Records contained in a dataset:
__________________________________________________
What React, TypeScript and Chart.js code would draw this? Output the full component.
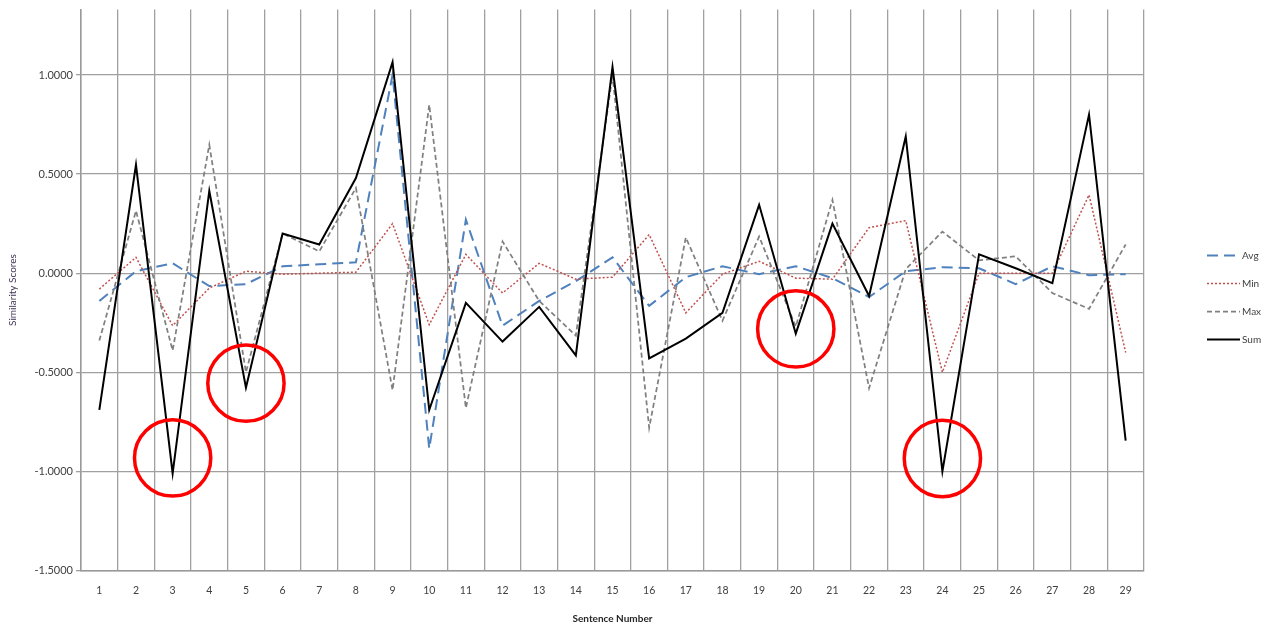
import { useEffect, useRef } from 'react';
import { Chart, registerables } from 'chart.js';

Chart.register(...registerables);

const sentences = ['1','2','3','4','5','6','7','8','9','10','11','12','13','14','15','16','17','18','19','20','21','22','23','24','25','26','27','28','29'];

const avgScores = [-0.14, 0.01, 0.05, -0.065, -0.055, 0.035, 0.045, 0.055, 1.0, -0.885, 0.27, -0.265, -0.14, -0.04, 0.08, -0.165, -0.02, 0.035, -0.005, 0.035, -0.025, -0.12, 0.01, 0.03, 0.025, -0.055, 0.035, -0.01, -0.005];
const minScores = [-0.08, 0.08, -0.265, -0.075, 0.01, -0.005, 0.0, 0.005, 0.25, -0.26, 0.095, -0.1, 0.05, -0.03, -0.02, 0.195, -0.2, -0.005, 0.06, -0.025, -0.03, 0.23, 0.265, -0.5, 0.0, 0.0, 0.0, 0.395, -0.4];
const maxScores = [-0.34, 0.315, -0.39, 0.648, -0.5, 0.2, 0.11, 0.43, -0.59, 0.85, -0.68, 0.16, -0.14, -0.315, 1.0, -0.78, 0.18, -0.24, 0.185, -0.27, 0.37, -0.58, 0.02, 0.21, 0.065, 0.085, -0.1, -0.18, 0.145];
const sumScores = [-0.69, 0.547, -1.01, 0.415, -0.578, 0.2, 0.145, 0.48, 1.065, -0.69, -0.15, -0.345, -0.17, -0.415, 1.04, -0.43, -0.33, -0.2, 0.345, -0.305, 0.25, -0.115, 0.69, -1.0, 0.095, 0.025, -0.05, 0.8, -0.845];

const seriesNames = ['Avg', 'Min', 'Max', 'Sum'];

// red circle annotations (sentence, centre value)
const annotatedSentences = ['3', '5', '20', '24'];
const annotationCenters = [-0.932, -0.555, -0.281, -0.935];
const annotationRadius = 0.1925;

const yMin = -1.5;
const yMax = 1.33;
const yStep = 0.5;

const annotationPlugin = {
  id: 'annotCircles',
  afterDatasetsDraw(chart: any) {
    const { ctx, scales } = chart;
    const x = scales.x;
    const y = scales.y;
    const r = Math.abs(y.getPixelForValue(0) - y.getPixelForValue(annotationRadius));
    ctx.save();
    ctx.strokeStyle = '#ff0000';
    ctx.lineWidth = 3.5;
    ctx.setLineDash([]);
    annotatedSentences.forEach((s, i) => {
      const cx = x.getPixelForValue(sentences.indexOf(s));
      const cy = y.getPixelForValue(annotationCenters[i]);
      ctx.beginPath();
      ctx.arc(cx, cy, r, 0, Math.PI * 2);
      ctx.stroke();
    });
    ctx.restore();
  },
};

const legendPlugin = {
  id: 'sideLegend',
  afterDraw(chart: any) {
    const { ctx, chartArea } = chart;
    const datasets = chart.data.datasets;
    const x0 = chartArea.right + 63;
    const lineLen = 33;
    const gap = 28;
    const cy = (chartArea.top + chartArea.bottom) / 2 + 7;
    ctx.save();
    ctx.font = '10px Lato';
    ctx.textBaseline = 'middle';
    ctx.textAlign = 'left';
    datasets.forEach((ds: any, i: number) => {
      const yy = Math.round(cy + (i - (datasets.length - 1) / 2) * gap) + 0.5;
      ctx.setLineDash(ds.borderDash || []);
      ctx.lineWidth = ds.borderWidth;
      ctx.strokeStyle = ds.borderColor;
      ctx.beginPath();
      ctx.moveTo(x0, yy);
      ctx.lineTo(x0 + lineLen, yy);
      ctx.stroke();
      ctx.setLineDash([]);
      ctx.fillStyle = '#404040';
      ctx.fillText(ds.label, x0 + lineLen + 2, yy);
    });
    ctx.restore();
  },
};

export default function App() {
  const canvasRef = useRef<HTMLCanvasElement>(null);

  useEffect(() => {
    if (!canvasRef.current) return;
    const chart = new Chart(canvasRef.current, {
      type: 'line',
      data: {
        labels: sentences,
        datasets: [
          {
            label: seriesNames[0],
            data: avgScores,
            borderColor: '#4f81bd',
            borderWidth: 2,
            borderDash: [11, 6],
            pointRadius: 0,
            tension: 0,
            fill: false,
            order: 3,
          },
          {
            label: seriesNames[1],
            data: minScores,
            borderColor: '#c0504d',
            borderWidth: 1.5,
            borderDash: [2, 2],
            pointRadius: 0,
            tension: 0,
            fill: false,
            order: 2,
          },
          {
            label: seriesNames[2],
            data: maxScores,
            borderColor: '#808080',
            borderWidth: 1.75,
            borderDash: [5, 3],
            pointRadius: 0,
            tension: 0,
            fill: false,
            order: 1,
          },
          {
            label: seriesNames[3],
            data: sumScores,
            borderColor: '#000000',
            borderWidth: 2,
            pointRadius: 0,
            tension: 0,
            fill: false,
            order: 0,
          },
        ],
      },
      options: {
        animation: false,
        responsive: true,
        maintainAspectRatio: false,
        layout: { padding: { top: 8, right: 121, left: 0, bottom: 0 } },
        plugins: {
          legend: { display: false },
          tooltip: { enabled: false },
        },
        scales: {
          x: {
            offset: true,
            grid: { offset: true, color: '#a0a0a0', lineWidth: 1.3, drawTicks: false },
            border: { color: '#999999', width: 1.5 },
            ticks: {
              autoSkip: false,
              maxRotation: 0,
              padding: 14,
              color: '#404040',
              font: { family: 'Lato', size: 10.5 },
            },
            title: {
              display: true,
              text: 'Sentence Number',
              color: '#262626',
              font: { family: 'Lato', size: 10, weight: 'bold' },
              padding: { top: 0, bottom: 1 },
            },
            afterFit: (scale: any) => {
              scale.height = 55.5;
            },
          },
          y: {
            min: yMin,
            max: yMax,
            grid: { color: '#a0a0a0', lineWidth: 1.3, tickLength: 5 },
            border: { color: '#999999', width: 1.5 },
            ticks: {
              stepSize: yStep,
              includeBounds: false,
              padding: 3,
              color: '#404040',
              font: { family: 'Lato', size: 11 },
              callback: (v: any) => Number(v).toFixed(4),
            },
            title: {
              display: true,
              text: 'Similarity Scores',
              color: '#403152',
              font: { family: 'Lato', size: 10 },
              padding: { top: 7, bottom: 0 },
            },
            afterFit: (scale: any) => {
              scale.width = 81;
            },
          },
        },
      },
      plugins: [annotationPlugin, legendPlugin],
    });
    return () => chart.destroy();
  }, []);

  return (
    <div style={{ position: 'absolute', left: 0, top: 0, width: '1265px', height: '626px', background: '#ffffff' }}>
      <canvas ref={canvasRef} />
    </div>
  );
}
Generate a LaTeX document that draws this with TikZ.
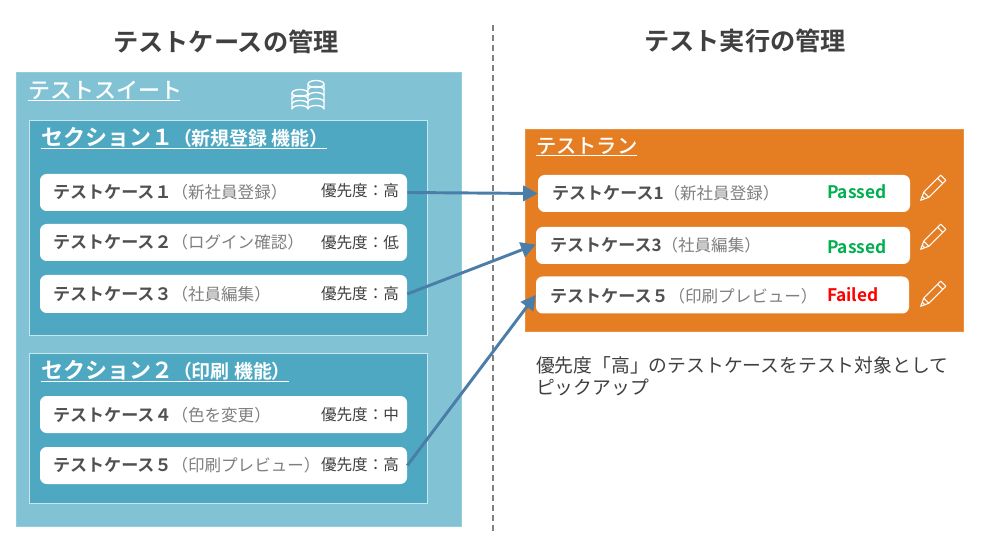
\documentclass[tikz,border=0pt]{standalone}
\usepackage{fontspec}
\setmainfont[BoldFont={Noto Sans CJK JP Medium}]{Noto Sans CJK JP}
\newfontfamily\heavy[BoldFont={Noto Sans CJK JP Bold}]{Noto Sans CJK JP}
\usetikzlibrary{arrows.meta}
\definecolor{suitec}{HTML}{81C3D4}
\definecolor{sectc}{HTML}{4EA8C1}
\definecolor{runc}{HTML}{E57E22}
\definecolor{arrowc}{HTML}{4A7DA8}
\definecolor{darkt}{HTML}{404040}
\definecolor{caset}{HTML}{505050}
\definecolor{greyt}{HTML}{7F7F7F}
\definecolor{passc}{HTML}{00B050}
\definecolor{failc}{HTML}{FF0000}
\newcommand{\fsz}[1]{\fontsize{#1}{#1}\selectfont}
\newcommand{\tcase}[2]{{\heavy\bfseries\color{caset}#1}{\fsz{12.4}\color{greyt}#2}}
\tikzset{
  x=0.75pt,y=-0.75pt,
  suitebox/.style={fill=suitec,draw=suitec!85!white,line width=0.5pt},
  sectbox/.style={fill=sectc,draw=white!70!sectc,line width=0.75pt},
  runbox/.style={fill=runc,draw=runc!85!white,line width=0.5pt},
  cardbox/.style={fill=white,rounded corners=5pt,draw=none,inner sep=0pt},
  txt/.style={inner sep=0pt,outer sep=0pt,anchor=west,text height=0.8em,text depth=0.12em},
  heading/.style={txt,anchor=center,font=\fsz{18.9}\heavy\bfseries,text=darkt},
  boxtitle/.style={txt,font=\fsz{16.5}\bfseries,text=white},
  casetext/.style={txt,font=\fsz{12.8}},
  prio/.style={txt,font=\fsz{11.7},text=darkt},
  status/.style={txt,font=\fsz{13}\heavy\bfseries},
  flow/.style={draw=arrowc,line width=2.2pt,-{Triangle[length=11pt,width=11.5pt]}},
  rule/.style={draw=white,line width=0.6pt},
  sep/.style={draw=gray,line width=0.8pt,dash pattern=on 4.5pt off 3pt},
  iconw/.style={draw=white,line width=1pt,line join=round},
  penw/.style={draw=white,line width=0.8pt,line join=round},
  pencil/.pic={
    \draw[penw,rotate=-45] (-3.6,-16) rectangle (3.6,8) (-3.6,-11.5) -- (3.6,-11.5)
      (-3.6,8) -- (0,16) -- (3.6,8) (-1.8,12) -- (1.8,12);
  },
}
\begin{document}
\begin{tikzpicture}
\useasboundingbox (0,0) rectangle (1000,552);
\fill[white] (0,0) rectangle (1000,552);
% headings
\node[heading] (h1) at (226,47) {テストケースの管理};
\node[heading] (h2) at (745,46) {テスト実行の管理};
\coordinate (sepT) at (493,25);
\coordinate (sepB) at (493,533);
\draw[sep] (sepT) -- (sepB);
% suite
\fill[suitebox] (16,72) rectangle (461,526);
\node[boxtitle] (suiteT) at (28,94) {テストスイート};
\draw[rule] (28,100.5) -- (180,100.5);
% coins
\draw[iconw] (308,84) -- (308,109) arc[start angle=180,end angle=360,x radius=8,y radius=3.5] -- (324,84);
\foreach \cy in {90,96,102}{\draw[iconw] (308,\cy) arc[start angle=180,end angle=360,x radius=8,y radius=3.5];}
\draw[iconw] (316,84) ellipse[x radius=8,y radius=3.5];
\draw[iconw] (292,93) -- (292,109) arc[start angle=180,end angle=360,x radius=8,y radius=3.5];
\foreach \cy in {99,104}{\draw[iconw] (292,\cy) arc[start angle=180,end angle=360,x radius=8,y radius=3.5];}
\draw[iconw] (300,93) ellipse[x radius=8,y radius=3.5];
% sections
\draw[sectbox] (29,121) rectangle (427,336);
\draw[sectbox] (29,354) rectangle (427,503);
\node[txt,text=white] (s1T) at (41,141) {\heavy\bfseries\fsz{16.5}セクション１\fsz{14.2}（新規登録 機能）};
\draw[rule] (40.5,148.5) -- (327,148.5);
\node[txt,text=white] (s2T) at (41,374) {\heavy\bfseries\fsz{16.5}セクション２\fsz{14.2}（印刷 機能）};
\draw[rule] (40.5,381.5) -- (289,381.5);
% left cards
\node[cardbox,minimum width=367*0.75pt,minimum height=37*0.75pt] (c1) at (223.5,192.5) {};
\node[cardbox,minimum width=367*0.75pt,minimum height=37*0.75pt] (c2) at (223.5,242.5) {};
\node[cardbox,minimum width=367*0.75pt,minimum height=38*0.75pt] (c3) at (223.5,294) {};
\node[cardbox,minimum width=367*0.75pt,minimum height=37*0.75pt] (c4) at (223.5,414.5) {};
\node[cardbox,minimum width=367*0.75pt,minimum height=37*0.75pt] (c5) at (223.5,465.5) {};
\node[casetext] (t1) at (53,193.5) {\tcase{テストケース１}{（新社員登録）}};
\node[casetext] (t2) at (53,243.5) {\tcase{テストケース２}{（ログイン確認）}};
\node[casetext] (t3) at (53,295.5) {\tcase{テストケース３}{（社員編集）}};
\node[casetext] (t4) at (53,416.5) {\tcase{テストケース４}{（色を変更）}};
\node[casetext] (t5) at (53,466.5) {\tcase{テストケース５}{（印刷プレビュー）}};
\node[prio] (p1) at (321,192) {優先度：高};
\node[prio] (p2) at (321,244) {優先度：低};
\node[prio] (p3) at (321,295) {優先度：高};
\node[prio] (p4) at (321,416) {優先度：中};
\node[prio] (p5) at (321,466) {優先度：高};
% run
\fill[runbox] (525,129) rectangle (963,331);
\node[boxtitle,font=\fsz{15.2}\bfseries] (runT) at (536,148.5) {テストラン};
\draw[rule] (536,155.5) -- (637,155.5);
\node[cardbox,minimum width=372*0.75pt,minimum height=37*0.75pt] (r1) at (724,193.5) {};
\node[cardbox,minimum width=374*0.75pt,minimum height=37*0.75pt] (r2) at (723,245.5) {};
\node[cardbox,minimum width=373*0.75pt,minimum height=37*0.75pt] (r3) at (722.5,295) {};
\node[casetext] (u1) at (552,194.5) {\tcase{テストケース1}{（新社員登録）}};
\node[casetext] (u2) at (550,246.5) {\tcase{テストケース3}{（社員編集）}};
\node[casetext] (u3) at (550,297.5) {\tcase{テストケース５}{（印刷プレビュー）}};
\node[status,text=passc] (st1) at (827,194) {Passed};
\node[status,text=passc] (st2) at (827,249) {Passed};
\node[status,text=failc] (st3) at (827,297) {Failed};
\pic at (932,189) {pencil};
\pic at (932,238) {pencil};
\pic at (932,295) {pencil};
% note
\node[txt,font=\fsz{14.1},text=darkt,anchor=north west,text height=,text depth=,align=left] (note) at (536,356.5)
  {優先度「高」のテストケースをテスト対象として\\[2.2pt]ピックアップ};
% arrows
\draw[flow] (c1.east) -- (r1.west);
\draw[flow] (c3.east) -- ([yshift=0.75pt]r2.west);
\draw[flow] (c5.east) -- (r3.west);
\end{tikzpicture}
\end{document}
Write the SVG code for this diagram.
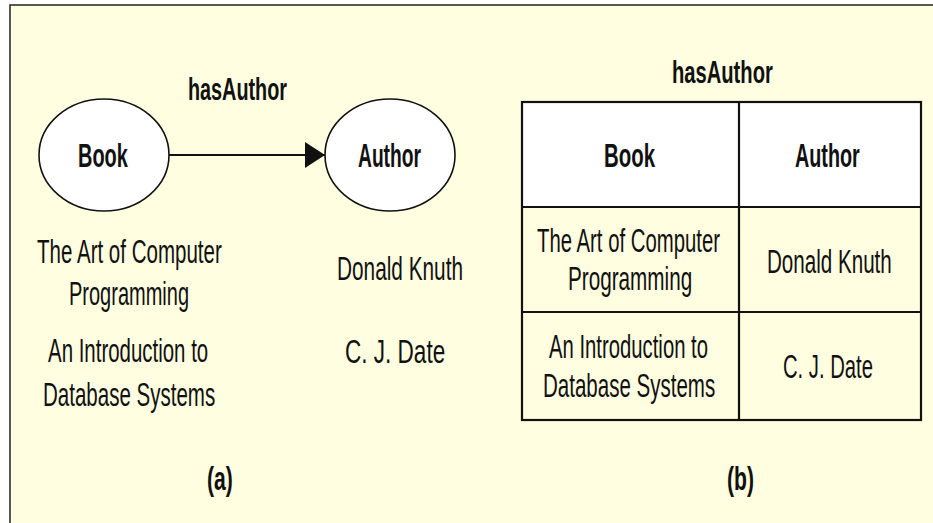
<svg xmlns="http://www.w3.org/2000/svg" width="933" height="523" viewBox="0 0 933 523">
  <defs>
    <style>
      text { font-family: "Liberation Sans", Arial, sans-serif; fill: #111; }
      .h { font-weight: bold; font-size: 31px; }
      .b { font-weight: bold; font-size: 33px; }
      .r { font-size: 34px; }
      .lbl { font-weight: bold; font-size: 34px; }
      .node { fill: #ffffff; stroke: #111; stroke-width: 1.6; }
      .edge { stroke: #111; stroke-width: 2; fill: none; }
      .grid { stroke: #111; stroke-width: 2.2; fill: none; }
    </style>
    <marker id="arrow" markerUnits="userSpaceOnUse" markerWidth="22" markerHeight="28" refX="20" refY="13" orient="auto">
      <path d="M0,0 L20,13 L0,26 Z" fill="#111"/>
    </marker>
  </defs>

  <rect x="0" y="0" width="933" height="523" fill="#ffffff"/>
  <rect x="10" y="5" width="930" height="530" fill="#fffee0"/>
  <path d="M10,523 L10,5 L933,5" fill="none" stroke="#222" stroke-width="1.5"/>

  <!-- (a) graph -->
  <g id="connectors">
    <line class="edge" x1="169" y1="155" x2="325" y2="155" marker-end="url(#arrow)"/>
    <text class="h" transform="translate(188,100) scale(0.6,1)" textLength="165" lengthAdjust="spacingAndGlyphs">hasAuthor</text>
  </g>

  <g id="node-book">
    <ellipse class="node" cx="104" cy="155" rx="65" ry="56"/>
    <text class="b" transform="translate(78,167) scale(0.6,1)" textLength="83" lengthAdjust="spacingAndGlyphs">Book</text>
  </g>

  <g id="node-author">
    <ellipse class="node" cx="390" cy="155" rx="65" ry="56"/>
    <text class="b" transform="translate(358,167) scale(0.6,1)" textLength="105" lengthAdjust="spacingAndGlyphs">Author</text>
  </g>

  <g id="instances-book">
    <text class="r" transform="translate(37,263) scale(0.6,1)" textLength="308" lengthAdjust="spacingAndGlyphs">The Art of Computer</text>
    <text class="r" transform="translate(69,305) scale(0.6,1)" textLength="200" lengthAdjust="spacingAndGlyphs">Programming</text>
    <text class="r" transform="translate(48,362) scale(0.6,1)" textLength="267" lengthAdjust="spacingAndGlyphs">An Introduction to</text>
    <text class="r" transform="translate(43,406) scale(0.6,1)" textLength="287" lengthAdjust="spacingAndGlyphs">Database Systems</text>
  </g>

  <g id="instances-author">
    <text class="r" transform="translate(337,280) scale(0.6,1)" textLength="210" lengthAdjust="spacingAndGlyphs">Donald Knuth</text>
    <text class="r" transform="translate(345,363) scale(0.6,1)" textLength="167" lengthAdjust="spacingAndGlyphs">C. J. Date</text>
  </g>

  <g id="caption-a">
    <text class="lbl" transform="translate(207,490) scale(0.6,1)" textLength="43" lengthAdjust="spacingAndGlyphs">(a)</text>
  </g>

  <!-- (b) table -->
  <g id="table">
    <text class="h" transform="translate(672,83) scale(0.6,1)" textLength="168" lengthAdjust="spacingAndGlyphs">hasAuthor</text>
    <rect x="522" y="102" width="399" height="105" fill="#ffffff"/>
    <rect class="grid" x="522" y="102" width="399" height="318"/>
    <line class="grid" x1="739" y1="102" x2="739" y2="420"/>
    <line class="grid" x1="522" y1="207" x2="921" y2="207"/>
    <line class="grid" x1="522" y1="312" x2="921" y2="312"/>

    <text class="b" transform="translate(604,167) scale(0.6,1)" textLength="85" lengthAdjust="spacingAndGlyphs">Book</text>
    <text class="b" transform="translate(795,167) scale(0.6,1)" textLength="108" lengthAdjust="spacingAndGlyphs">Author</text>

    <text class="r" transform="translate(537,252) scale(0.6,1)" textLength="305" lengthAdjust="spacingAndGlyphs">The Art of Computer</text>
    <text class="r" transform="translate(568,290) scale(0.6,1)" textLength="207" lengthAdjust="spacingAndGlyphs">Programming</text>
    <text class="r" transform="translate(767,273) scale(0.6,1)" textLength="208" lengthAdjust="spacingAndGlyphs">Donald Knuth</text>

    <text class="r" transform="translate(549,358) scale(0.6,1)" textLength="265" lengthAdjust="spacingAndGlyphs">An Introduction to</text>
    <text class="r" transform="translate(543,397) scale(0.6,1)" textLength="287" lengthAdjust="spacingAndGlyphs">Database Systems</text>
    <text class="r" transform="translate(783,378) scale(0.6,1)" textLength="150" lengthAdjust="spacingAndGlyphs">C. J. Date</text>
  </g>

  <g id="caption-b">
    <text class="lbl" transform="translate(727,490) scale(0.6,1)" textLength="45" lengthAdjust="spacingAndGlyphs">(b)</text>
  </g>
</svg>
__________________________________________________
PROBLEM DETAILS:
Identify lines with the string "this". Copy each one.

THE OUTPUT:
What React, TypeScript and Chart.js code would draw this? Output the full component.
Generate a LaTeX document that draws this with TikZ.
Write the SVG code for this diagram.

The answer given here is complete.